Refinements to add as you mature:

  • Ping at start and end. Hit /start/abc-123 when the job begins, and /abc-123 when it finishes. The monitor can tell you the job started but didn't finish — which is a different incident than "never started."
  • Ping on failure with a code. Hit /fail/abc-123 in your error path. Now you get three signals: success, failure, silence. Each one is a different alert priority.
  • Include exit code or duration. Most heartbeat services accept a payload — exit code, runtime, log output. Lets you trend duration over time and catch jobs that are getting slower.

Grace periods: the parameter most teams get wrong

Every heartbeat monitor has a schedule ("expect this every 24h") and a grace period ("don't alert until N minutes past due"). Two failure modes from getting it wrong:

  • Grace too short: A job that normally finishes at 2:00am but occasionally finishes at 2:35am pages you every other week.
  • Grace too long: A daily backup with a 12-hour grace period means you don't hear about a missing backup until evening. The window of risk extended itself by half a day.

A reasonable rule: grace period = 50% of the expected runtime, capped at 1 hour. Daily jobs get 60 minutes of grace; hourly jobs get 15-30 minutes; minute-scale jobs get 60-90 seconds.

Modeling the schedule

Heartbeat services accept two ways to express expected cadence:

  • Interval mode: "expect a ping every N seconds." Simpler; doesn't care about wall-clock alignment. Right for jobs that run every X.
  • Cron expression mode: "expect a ping at 0 2 * * *." Lets the monitor understand the actual schedule. Right for jobs that run at specific times. Required if you want to alert on "the 2am job didn't run" rather than "it's been 25 hours since the last run."

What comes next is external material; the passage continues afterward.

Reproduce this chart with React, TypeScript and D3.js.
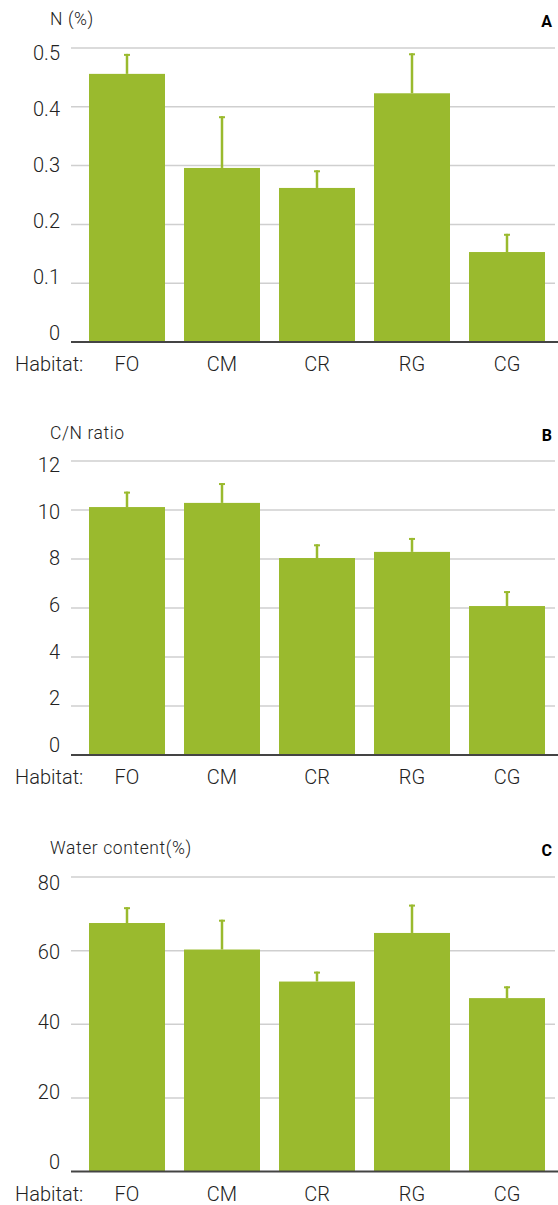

Heartbeats from queue workers (BullMQ, Sidekiq, etc.)

Background workers consuming from queues need slightly different treatment. The job doesn't fail to start; it fails to process. Pattern:

  • Heartbeat on job completion. Each time the worker finishes a job, ping. If pings stop, the worker hung or crashed.
  • Monitor queue depth separately. Heartbeats tell you workers are alive; queue depth tells you they're keeping up. Both matter.
  • Track oldest pending job age. If your queue depth is healthy but a specific job has been pending for 6 hours, something is wrong with that job class.

Alerting hygiene

  • Page on the second consecutive miss, not the first. A daily backup that misses one run is concerning; missing two in a row is an actual incident.
  • Separate channels for missed-start vs missed-completion. A job that never started is one bug; a job that started but hung is another. Different runbooks, different urgency.
  • Route to engineering, not to on-call for non-critical batch jobs. A failed analytics export at 3am doesn't need to wake anyone up — it needs a ticket for the next morning.

Anti-patterns we see often

  • Logging success and calling it done. "The cron logged 'completed' — I'll know if it stops logging." You won't. Log analysis is a separate problem; logs going quiet is not an alertable event in most stacks.
  • Heartbeats inside the retry loop. If your job retries internally and pings on each attempt, a job that retries 5 times and ultimately fails will look like 5 successful runs. Ping at the outer level, after retries have terminated.
  • Ignoring partial success. A job that processes 100 records, succeeds on 95, and silently drops 5 looks like success at the heartbeat level. Pair heartbeats with success-count assertions for batch jobs.

Where to go from here

List your cron jobs and background workers. For each: is it monitored? Would you know in under an hour if it stopped? Adding heartbeats to the top 3 most-important silent jobs (typically: backups, billing, security log shipping) is usually a half-day of work and prevents at least one career-shaping outage.